对同性恋的美化还表现在对演员的形象处理上。选择容貌俊美的男性,一方面能够满足女性观众窥视的欲望,另一方面就是对同性之恋本身的美化。随着现代工业社会的发展,文明的程度也越来越高,与之相对应的就是人们被文明所规训的也越来越严重。在前现代文明阶段,野性与力量是生存繁衍的必要条件,是强者的符号;但在现代文明阶段,这些都已慢慢退隐,而被知识、财富和修养等因素所取代。匀称的身材、温雅的气质取代了粗犷和孔武有力,而成为衡量现代社会男性的新标准,男性男子气概逐渐缺失,阴柔化成为一种社会风尚,花样美男契合了这个时代的审美范式,成为了女性的最爱。将男同性恋形象女性化,原为异性恋男性将“异类”等同于女性,从而实现排斥和贬低的意图,在当代却失去了原有的力量,而成为迎合观众的一种策略。电影中演绎激情戏的俊美男性演员正符合了当代女性的审美要求,将这种形象与基情绑定在一起,基情本身也就被大大美化,从而满足了观众对他者的美好想象,而得到一种快感满足。

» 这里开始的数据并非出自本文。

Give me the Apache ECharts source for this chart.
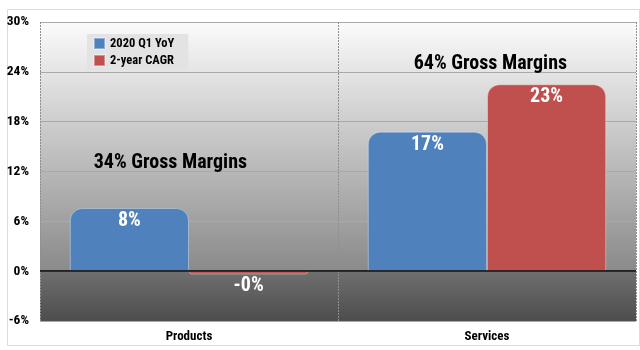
<!DOCTYPE html>
<html>
<head>
<meta charset="utf-8">
<script src="https://cdn.jsdelivr.net/npm/echarts@6/dist/echarts.min.js"></script>
<style>
html,body{margin:0;padding:0;background:#fff;}
#chart{width:640px;height:350px;}
</style>
</head>
<body>
<div id="chart"></div>
<script>
var categories = ['Products', 'Services'];
var seriesNames = ['2020 Q1 YoY', '2-year CAGR'];
var yoyValues = [7.6, 16.8];
var cagrValues = [-0.4, 22.5];
var annotationTexts = ['34% Gross Margins', '64% Gross Margins'];
var annotationValues = [13, 25];
var yMin = -6, yMax = 30, yStep = 6;

var FONT = '"Roboto Condensed", "Open Sans Condensed", sans-serif';
var colors = ['#4f81bd', '#c0504d'];

function buildData(values) {
  return values.map(function (v) {
    var neg = v < 0;
    return {
      value: v,
      itemStyle: { borderRadius: neg ? [0, 0, 12, 12] : [12, 12, 0, 0] },
      label: neg ? { position: 'bottom', distance: 2 } : { position: 'insideTop', distance: 3 }
    };
  });
}

var labelStyle = {
  show: true,
  color: '#fff',
  fontFamily: FONT,
  fontWeight: 'bold',
  fontSize: 20,
  formatter: function (p) { return Number(p.value).toFixed(0) + '%'; }
};

var chart = echarts.init(document.getElementById('chart'), null, { renderer: 'canvas' });
chart.setOption({
  animation: false,
  backgroundColor: '#fff',
  color: colors,
  graphic: [{
    type: 'rect', left: 5, top: 7, z: -10, silent: true,
    shape: { width: 632, height: 336 },
    style: { fill: 'none', stroke: '#dcdcdc', lineWidth: 1 }
  }],
  legend: {
    left: 87, top: 34, orient: 'vertical',
    backgroundColor: '#e3e3e3',
    padding: [3, 14, 3, 6],
    itemWidth: 11, itemHeight: 11, itemGap: 4,
    icon: 'rect',
    textStyle: { fontFamily: FONT, fontWeight: 'bold', fontSize: 12.5, color: '#000' },
    data: seriesNames
  },
  grid: {
    left: 40, right: 4, top: 22, bottom: 29,
    show: true,
    borderWidth: 0,
    backgroundColor: {
      type: 'linear', x: 0, y: 0, x2: 0, y2: 1,
      colorStops: [
        { offset: 0, color: '#fbfbfb' },
        { offset: 0.833, color: '#8a8a8a' },
        { offset: 0.834, color: '#6f6f6f' },
        { offset: 1, color: '#4d4d4d' }
      ]
    }
  },
  xAxis: {
    type: 'category',
    data: categories,
    axisLine: { show: false },
    axisTick: { show: false },
    axisLabel: { fontFamily: FONT, fontWeight: 'bold', fontSize: 13, color: '#000', margin: 9 },
    splitLine: { show: true, lineStyle: { color: '#8f8f8f', type: [2, 1], width: 1 } }
  },
  yAxis: {
    type: 'value', min: yMin, max: yMax, interval: yStep,
    axisLine: { show: false },
    axisTick: { show: false },
    axisLabel: { formatter: '{value}%', fontFamily: FONT, fontWeight: 'bold', fontSize: 13.5, color: '#000', margin: 11 },
    splitLine: { show: true, lineStyle: { color: '#a9a9a9', width: 1 } }
  },
  series: [
    {
      name: seriesNames[0], type: 'bar',
      barGap: '0%', barCategoryGap: '20%',
      data: buildData(yoyValues),
      itemStyle: { borderColor: 'rgba(255,255,255,0.35)', borderWidth: 1 },
      label: labelStyle,
      markLine: {
        silent: true, symbol: 'none', label: { show: false },
        lineStyle: { color: '#000', type: 'solid', width: 1.5 },
        data: [{ yAxis: 0 }]
      },
      markPoint: {
        symbol: 'rect', symbolSize: 0, silent: true,
        label: {
          show: true, position: 'inside', color: '#000',
          fontFamily: FONT, fontWeight: 'bold', fontSize: 20
        },
        data: [
          { coord: [categories[0], annotationValues[0]], value: annotationTexts[0], label: { formatter: annotationTexts[0], offset: [41, 0] } },
          { coord: [categories[1], annotationValues[1]], value: annotationTexts[1], label: { formatter: annotationTexts[1], offset: [63, 0] } }
        ]
      }
    },
    {
      name: seriesNames[1], type: 'bar',
      barGap: '0%', barCategoryGap: '20%',
      data: buildData(cagrValues),
      itemStyle: { borderColor: 'rgba(255,255,255,0.35)', borderWidth: 1 },
      label: labelStyle
    }
  ]
});
</script>
</body>
</html>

近些年来,一些专家不断深入对同性恋问题的研究,著述不断,试图让公众看到同性恋的真实面目,还原他们一个真实的世界,这就是一个不断“去蔽”的过程。但是,同性恋影像又对其进行了一次次的重新“遮蔽”,电影中的同性恋虽然满足了观众对他者的窥视与想象,但是这种窥视与想象却是以大众传媒的形塑为最初前提的,而这种处理背后的文化逻辑,无疑还是消费主义的。
当下国产电影的“基腐”文化风潮,是在外来文化的影响下中国社会不断开放的结果。电影中,基情戏在给女性观众提供主体位置的同时,满足了她们的欲望窥视;同时这也是大众借用电影这一文化资源,对于意义和快感的主动性生产,是一场能指的狂欢;大众传媒在建构他者的影像的同时,也为其遮蔽了一层暧昧的面纱。但归根结底,这都不过是在市场经济的大潮下消费主义的又一次成功运作而已。目前,这一文化风潮颇有愈演愈烈的趋势,这股文化风潮到底要将中国电影引向何处,它又会对当代中国文化产生怎样的影响,值得我们关注和反思。
[1]朱琳.影视作品中的“卖腐风潮”[J].视听,2014(12):52.
[2]约翰•斯道雷.文化理论与大众文化导论[M].常虹,译.北京:北京大学出版社,2010:167.
[3][4]约翰•菲斯克.理解大众文化[M].王晓珏等,译.北京:中央编译出版社,2001:33,34.
[5]刘扬.蔓延的百合香气——性社会学视角下的女性同性意文字和情节的时尚化[M]//潘绥铭.中国“性”研究的起点与使命.台湾高雄:万有出版社,2005:354.